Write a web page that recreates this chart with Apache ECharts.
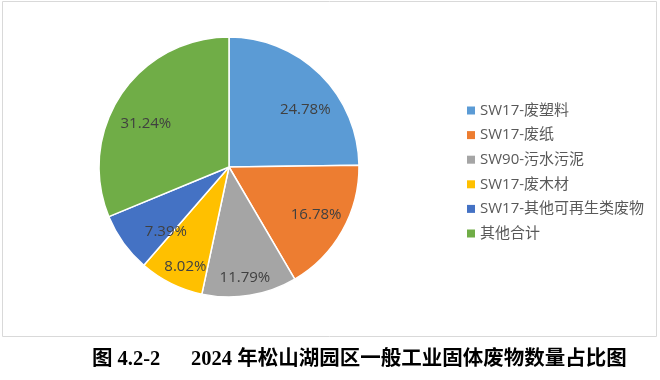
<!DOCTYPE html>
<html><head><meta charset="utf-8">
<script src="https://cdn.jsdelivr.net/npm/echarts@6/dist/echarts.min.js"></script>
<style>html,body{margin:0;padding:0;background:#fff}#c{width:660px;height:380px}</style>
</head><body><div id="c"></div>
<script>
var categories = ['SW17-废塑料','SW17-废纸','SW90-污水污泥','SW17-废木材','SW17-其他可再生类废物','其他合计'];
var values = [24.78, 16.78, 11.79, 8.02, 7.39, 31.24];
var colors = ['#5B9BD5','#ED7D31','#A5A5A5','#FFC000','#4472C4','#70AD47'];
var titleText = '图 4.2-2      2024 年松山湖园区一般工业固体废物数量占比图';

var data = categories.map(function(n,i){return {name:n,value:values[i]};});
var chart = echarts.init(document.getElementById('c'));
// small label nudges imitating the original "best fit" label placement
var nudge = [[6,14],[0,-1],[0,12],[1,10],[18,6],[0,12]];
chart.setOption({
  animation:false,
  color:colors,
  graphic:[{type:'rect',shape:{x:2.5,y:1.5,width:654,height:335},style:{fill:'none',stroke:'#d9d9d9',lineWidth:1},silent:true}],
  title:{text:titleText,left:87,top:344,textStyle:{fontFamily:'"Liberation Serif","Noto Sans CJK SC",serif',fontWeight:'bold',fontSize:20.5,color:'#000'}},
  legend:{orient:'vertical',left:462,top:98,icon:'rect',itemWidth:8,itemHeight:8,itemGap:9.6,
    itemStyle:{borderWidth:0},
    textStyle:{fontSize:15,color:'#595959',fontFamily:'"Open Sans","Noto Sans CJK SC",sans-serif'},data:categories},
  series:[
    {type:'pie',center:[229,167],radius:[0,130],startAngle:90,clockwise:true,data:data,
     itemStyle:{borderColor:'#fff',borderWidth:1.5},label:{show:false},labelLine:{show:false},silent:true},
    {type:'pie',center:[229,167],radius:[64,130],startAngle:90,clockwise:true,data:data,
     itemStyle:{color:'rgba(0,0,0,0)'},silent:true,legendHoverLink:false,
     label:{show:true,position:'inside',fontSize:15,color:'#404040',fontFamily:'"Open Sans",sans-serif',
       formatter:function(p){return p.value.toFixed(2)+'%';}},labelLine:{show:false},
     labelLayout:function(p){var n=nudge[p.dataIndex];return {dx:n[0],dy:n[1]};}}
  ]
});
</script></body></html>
▬▬▬▬▬▬
## REQUIRED WORK
Give again, word for word, every line from the top of the data above to the line holding "var titleText = '图", inclusive, with the pictures left out.

## RESULT OF THIS TASK
Write a web page that recreates this chart with Apache ECharts.
<!DOCTYPE html>
<html><head><meta charset="utf-8">
<script src="https://cdn.jsdelivr.net/npm/echarts@6/dist/echarts.min.js"></script>
<style>html,body{margin:0;padding:0;background:#fff}#c{width:660px;height:380px}</style>
</head><body><div id="c"></div>
<script>
var categories = ['SW17-废塑料','SW17-废纸','SW90-污水污泥','SW17-废木材','SW17-其他可再生类废物','其他合计'];
var values = [24.78, 16.78, 11.79, 8.02, 7.39, 31.24];
var colors = ['#5B9BD5','#ED7D31','#A5A5A5','#FFC000','#4472C4','#70AD47'];
var titleText = '图 4.2-2      2024 年松山湖园区一般工业固体废物数量占比图';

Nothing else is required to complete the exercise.